→ Objective: Write out each line of the material again, word for word.

#### Data

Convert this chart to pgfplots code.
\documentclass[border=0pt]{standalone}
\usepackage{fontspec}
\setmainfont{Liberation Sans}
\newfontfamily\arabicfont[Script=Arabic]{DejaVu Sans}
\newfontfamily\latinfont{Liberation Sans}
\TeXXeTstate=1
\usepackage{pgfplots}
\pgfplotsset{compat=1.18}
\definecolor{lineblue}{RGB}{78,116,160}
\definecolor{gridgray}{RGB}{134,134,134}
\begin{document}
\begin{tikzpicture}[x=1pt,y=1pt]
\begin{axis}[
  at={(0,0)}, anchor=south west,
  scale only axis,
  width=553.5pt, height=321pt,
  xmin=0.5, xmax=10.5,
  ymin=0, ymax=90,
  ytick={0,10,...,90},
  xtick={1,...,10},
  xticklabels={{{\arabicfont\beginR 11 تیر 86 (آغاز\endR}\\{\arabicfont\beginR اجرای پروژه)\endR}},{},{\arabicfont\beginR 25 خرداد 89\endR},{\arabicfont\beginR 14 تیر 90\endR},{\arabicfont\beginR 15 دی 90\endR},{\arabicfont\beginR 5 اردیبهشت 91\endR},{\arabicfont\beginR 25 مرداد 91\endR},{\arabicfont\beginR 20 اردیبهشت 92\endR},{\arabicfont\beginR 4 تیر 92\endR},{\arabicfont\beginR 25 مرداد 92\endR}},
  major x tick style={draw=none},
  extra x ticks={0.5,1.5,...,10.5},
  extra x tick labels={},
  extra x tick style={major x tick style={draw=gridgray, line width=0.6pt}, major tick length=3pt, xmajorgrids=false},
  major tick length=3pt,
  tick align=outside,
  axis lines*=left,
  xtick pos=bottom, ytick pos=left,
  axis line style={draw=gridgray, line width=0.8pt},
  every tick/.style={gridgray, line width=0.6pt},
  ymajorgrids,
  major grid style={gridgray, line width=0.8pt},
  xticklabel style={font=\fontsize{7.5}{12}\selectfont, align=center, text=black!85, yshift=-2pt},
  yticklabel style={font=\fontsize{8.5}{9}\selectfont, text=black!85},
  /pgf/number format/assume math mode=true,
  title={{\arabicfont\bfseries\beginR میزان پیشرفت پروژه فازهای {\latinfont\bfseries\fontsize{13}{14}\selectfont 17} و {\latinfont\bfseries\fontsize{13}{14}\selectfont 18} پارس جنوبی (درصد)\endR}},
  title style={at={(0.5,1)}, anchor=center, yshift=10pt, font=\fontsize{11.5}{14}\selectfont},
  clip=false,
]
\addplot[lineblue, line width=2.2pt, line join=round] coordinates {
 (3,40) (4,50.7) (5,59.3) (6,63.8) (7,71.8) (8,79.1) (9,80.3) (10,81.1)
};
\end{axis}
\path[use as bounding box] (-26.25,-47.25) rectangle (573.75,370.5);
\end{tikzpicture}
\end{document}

########

→ Solved exercise:
Convert this chart to pgfplots code.
\documentclass[border=0pt]{standalone}
\usepackage{fontspec}
\setmainfont{Liberation Sans}
\newfontfamily\arabicfont[Script=Arabic]{DejaVu Sans}
\newfontfamily\latinfont{Liberation Sans}
\TeXXeTstate=1
\usepackage{pgfplots}
\pgfplotsset{compat=1.18}
\definecolor{lineblue}{RGB}{78,116,160}
\definecolor{gridgray}{RGB}{134,134,134}
\begin{document}
\begin{tikzpicture}[x=1pt,y=1pt]
\begin{axis}[
  at={(0,0)}, anchor=south west,
  scale only axis,
  width=553.5pt, height=321pt,
  xmin=0.5, xmax=10.5,
  ymin=0, ymax=90,
  ytick={0,10,...,90},
  xtick={1,...,10},
  xticklabels={{{\arabicfont\beginR 11 تیر 86 (آغاز\endR}\\{\arabicfont\beginR اجرای پروژه)\endR}},{},{\arabicfont\beginR 25 خرداد 89\endR},{\arabicfont\beginR 14 تیر 90\endR},{\arabicfont\beginR 15 دی 90\endR},{\arabicfont\beginR 5 اردیبهشت 91\endR},{\arabicfont\beginR 25 مرداد 91\endR},{\arabicfont\beginR 20 اردیبهشت 92\endR},{\arabicfont\beginR 4 تیر 92\endR},{\arabicfont\beginR 25 مرداد 92\endR}},
  major x tick style={draw=none},
  extra x ticks={0.5,1.5,...,10.5},
  extra x tick labels={},
  extra x tick style={major x tick style={draw=gridgray, line width=0.6pt}, major tick length=3pt, xmajorgrids=false},
  major tick length=3pt,
  tick align=outside,
  axis lines*=left,
  xtick pos=bottom, ytick pos=left,
  axis line style={draw=gridgray, line width=0.8pt},
  every tick/.style={gridgray, line width=0.6pt},
  ymajorgrids,
  major grid style={gridgray, line width=0.8pt},
  xticklabel style={font=\fontsize{7.5}{12}\selectfont, align=center, text=black!85, yshift=-2pt},
  yticklabel style={font=\fontsize{8.5}{9}\selectfont, text=black!85},
  /pgf/number format/assume math mode=true,
  title={{\arabicfont\bfseries\beginR میزان پیشرفت پروژه فازهای {\latinfont\bfseries\fontsize{13}{14}\selectfont 17} و {\latinfont\bfseries\fontsize{13}{14}\selectfont 18} پارس جنوبی (درصد)\endR}},
  title style={at={(0.5,1)}, anchor=center, yshift=10pt, font=\fontsize{11.5}{14}\selectfont},
  clip=false,
]
\addplot[lineblue, line width=2.2pt, line join=round] coordinates {
 (3,40) (4,50.7) (5,59.3) (6,63.8) (7,71.8) (8,79.1) (9,80.3) (10,81.1)
};
\end{axis}
\path[use as bounding box] (-26.25,-47.25) rectangle (573.75,370.5);
\end{tikzpicture}
\end{document}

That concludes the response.